>> START Recorded information

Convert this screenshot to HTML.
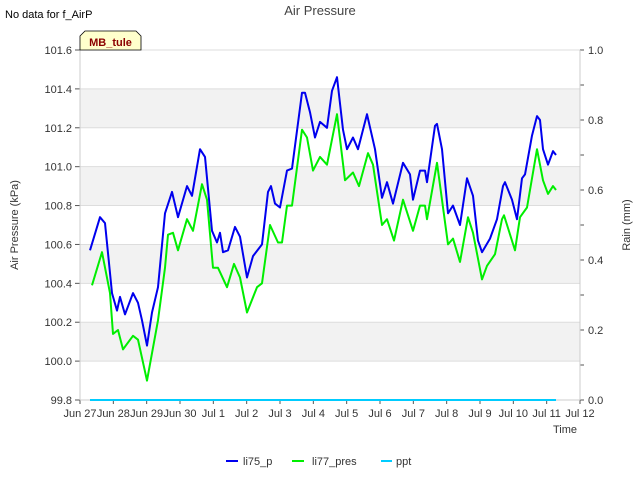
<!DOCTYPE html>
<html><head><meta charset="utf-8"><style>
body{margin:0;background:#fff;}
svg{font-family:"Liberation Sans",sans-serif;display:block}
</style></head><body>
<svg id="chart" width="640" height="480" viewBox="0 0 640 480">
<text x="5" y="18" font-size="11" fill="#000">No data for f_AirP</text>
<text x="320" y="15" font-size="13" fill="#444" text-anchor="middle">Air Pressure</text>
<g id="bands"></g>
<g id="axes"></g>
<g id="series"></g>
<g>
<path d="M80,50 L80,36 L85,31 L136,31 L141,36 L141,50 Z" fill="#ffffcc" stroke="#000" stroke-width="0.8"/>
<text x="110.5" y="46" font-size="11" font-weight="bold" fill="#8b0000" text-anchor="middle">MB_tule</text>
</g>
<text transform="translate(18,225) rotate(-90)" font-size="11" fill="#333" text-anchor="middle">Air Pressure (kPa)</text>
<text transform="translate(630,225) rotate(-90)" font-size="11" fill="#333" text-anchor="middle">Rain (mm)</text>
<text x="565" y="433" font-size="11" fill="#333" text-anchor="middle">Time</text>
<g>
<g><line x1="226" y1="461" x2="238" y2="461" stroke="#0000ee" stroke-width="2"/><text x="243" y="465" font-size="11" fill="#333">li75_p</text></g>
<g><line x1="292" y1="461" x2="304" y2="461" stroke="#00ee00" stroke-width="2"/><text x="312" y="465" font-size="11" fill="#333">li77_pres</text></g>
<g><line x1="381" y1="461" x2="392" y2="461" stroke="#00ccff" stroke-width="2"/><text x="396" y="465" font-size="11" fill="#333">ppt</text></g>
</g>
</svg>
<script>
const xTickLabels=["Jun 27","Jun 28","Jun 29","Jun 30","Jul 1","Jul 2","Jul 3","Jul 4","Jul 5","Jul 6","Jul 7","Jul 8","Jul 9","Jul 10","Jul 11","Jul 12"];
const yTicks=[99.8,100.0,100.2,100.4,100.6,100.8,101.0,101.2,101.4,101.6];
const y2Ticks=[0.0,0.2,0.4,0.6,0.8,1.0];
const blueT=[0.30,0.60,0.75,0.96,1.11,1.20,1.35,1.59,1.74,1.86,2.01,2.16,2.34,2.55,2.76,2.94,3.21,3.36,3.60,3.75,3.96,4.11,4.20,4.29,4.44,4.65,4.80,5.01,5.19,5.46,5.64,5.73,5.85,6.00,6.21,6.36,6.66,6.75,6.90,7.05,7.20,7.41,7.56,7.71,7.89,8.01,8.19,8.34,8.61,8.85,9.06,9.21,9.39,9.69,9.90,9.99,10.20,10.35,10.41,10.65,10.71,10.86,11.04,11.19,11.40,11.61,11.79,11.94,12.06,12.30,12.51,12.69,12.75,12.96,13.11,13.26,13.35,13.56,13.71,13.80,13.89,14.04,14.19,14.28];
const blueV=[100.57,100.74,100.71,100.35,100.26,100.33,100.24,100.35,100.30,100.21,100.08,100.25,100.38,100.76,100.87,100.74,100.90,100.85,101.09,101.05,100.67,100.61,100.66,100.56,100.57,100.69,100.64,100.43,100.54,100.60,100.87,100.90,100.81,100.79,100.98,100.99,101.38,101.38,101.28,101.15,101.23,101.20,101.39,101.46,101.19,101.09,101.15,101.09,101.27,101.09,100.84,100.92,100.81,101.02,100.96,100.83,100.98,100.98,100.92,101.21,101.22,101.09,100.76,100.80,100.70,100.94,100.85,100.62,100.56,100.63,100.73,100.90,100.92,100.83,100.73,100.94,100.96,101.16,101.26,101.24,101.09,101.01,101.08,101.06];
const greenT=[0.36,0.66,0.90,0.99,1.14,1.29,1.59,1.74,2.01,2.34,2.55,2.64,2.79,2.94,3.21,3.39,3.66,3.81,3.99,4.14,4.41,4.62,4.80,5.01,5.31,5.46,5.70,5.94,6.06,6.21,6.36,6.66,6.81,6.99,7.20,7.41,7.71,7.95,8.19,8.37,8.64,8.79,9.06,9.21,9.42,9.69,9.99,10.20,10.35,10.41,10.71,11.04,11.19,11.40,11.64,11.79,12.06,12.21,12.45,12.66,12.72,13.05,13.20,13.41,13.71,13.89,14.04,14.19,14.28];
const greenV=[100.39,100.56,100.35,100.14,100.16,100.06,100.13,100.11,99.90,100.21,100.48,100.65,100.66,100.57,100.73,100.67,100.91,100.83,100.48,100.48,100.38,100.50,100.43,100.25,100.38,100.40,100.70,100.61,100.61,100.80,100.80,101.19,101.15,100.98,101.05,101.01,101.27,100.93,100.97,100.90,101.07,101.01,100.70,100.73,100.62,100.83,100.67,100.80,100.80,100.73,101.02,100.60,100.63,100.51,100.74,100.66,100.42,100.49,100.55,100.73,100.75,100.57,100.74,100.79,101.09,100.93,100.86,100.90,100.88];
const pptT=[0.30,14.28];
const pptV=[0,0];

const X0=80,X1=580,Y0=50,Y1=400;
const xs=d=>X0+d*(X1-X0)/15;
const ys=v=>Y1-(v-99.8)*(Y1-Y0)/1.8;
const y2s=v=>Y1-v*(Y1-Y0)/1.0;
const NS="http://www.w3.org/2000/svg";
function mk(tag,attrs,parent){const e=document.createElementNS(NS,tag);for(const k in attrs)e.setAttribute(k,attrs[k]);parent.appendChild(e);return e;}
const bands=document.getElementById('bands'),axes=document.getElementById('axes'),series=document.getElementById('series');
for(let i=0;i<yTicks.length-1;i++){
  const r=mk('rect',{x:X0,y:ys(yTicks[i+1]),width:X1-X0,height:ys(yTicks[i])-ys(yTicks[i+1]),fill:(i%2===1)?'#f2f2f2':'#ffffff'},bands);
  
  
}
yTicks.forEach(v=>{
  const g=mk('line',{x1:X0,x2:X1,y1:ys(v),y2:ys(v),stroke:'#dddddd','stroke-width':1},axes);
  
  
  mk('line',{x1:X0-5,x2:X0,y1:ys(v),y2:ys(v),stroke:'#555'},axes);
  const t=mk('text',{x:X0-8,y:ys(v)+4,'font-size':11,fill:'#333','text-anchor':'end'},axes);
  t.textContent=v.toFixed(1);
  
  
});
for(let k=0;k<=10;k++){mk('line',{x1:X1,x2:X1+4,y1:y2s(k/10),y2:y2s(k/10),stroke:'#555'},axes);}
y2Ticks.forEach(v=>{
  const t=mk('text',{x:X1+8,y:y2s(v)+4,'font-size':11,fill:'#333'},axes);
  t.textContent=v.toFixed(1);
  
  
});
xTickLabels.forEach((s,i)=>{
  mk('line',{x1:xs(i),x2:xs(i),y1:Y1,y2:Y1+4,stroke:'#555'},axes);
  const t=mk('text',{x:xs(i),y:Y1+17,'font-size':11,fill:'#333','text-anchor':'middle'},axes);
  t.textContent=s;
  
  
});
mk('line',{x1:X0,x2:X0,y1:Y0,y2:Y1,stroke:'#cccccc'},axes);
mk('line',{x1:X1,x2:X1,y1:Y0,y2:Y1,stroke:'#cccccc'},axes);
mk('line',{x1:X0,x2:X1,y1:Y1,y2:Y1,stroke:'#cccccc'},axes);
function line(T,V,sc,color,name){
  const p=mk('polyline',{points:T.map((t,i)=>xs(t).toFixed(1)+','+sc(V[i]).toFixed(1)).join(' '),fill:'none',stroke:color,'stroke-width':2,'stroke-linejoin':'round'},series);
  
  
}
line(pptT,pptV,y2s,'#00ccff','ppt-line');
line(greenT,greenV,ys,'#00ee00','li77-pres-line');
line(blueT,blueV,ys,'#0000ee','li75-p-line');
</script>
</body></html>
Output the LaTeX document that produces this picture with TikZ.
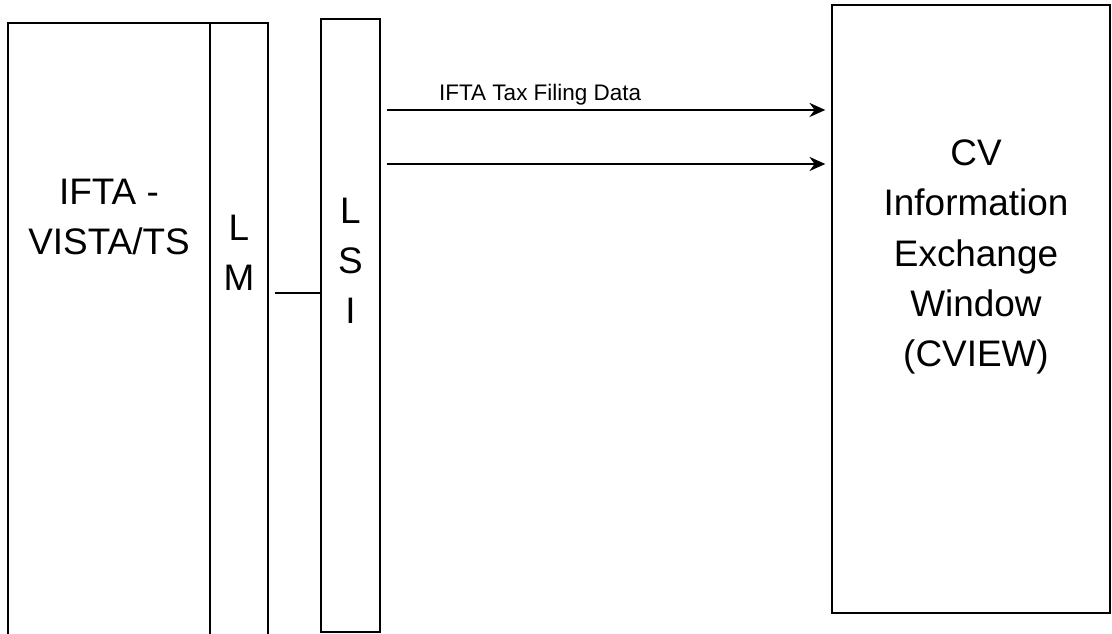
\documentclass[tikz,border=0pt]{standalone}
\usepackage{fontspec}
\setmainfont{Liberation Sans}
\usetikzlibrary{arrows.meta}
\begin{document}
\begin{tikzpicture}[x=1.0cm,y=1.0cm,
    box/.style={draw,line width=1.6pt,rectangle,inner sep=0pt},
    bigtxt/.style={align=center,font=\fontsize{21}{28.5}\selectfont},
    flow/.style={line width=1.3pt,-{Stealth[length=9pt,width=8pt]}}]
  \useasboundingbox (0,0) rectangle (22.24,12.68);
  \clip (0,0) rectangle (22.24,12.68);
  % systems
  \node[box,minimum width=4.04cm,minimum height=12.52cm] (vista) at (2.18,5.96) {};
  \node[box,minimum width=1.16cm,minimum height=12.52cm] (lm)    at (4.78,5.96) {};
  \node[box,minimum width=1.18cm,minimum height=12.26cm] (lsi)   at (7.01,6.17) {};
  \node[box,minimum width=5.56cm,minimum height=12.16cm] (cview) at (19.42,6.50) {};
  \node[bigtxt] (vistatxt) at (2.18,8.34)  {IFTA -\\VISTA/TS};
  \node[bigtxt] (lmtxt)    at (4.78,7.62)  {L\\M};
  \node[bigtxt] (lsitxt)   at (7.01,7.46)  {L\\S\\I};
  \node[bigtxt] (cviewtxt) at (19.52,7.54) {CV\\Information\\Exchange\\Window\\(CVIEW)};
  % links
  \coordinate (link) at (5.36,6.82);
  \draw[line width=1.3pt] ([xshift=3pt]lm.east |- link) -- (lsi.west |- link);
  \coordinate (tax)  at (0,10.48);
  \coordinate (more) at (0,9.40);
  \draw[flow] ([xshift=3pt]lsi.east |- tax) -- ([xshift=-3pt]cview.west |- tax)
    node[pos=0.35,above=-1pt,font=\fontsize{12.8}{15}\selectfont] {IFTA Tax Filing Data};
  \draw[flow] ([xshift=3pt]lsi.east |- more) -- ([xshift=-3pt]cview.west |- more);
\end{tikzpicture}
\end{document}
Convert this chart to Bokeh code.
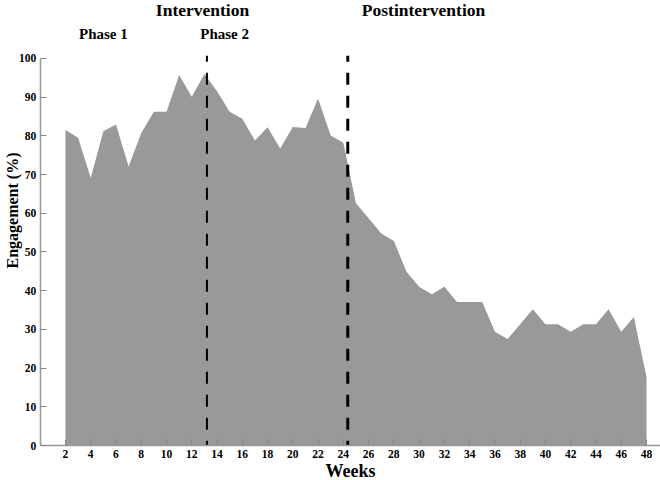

>> END Recorded information

== Brief ==
Omit the pictures, then extract verbatim only those lines that fall between the line containing "Output the LaTeX" and the final line of the records above, both included.

== The response ==
Output the LaTeX document that produces this picture with TikZ.
\documentclass[tikz,border=0pt]{standalone}
\usepackage{fontspec}
\setmainfont{Liberation Sans}
\usetikzlibrary{arrows.meta}
\begin{document}
\begin{tikzpicture}[x=1.0cm,y=1.0cm,
    box/.style={draw,line width=1.6pt,rectangle,inner sep=0pt},
    bigtxt/.style={align=center,font=\fontsize{21}{28.5}\selectfont},
    flow/.style={line width=1.3pt,-{Stealth[length=9pt,width=8pt]}}]
  \useasboundingbox (0,0) rectangle (22.24,12.68);
  \clip (0,0) rectangle (22.24,12.68);
  % systems
  \node[box,minimum width=4.04cm,minimum height=12.52cm] (vista) at (2.18,5.96) {};
  \node[box,minimum width=1.16cm,minimum height=12.52cm] (lm)    at (4.78,5.96) {};
  \node[box,minimum width=1.18cm,minimum height=12.26cm] (lsi)   at (7.01,6.17) {};
  \node[box,minimum width=5.56cm,minimum height=12.16cm] (cview) at (19.42,6.50) {};
  \node[bigtxt] (vistatxt) at (2.18,8.34)  {IFTA -\\VISTA/TS};
  \node[bigtxt] (lmtxt)    at (4.78,7.62)  {L\\M};
  \node[bigtxt] (lsitxt)   at (7.01,7.46)  {L\\S\\I};
  \node[bigtxt] (cviewtxt) at (19.52,7.54) {CV\\Information\\Exchange\\Window\\(CVIEW)};
  % links
  \coordinate (link) at (5.36,6.82);
  \draw[line width=1.3pt] ([xshift=3pt]lm.east |- link) -- (lsi.west |- link);
  \coordinate (tax)  at (0,10.48);
  \coordinate (more) at (0,9.40);
  \draw[flow] ([xshift=3pt]lsi.east |- tax) -- ([xshift=-3pt]cview.west |- tax)
    node[pos=0.35,above=-1pt,font=\fontsize{12.8}{15}\selectfont] {IFTA Tax Filing Data};
  \draw[flow] ([xshift=3pt]lsi.east |- more) -- ([xshift=-3pt]cview.west |- more);
\end{tikzpicture}
\end{document}
Convert this chart to Bokeh code.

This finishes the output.